Un dilema que, para empezar, se alimenta de vagas especulaciones elevadas a la categoría de principios irrenunciables, como la de que no puede haber un final del terrorismo sin que llegue un momento en que haya que dialogar con los asesinos o, en sentido contrario, la de que cualquier diálogo con los asesinos supone una perpetuación del terrorismo. Basta echar un rápido vistazo al pasado reciente, en España y fuera de España, para constatar que sobran los ejemplos en un sentido y en otro, con lo que la única conclusión que se puede extraer es que no existen recetas milagrosas para acabar con ese género de crímenes que se cometen en nombre de fantasmagorías ideológicas: el sistema democrático tiene que hacer lo que, dentro de la ley, convenga hacer en cada momento. Resulta ridículo imaginar que el terrorismo terminará cuando se encuentren argumentos capaces de provocar el desistimiento de quienes piensan que las bombas y las pistolas son la instancia última que concede o quita la razón. Pero tan ridículo como hacer grandes exhibiciones de músculo retórico, cuya única consecuencia demostrada es que los terroristas tienen con qué alimentar su narcisismo. Cuando se trata del Estado de derecho los límites están fijados por la ley, y tanto quienes han optado por adherirse a una receta como a la otra están obligados a aceptarlos. ¿O es que el diálogo puede autorizar la ilegalidad? ¿O es que la derrota puede traducirse en prevaricación de los tribunales y en leyes de excepción?

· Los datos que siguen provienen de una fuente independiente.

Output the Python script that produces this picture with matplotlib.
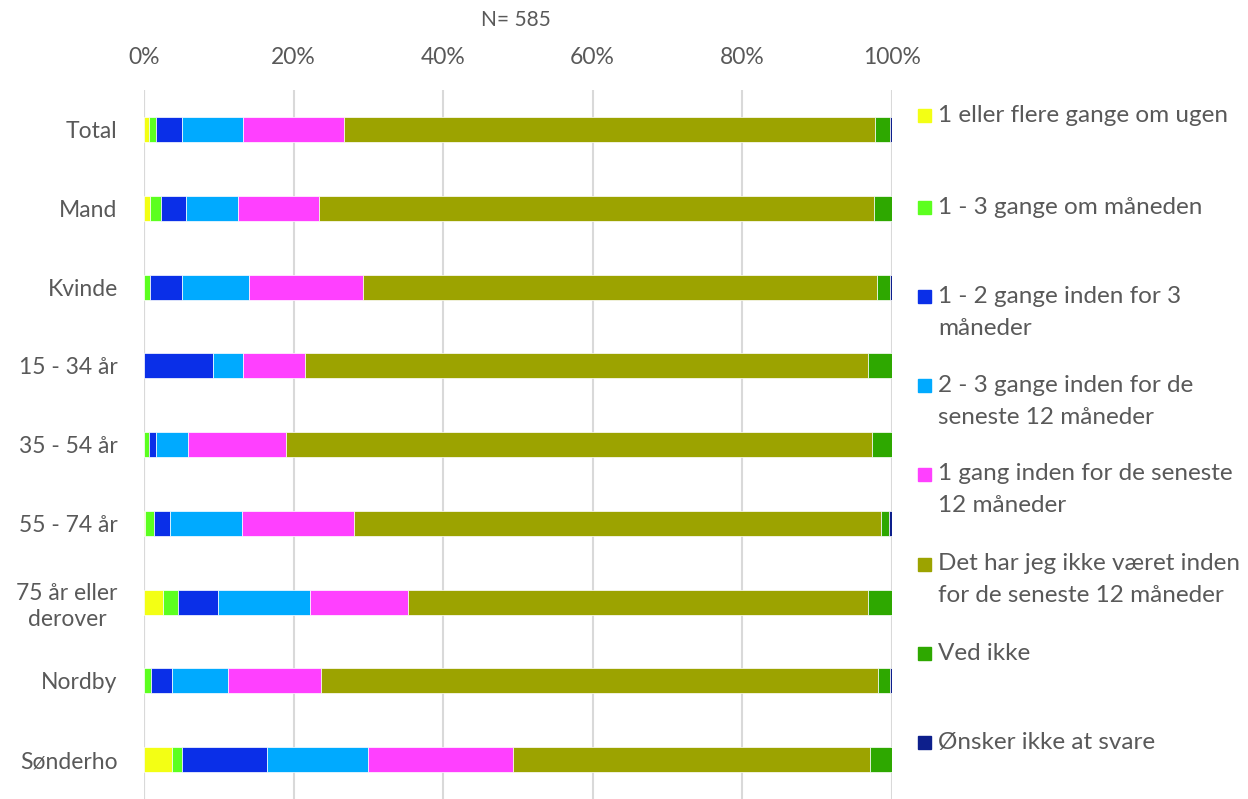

Pero se trata, sobre todo, de un dilema a destiempo porque el punto en el que hoy se encuentra la discusión política no es qué hacer ante el fin de ETA, sino qué hacer para el fin de ETA. La respuesta es sencilla, y conviene no confundir una respuesta con una panacea: desde el punto de vista legal, aplicar con frío rigor y meticulosidad todos los instrumentos del Estado de derecho; desde el punto de vista político, evitar que los terroristas puedan beneficiarse de la división de los demócratas, como antes intentaron beneficiarse del problema militar. Quizá se trate de un programa mínimo, una expresión sobre la que, como viene siendo costumbre, se ha polemizado en los términos más agrios durante los últimos días. Pero es que un programa máximo sólo tendría sentido en dos supuestos. Uno, que ETA estuviera en la antesala de su disolución, algo que no se sabe y que, por lo tanto, convendría no insinuar en esos extraños debates públicos entre un presidente del Gobierno y un juez en activo. Otro, que ETA estuviera en la víspera de su victoria y, en ese caso, ¿tan débil considera la oposición a ese Estado de derecho que se propone defender?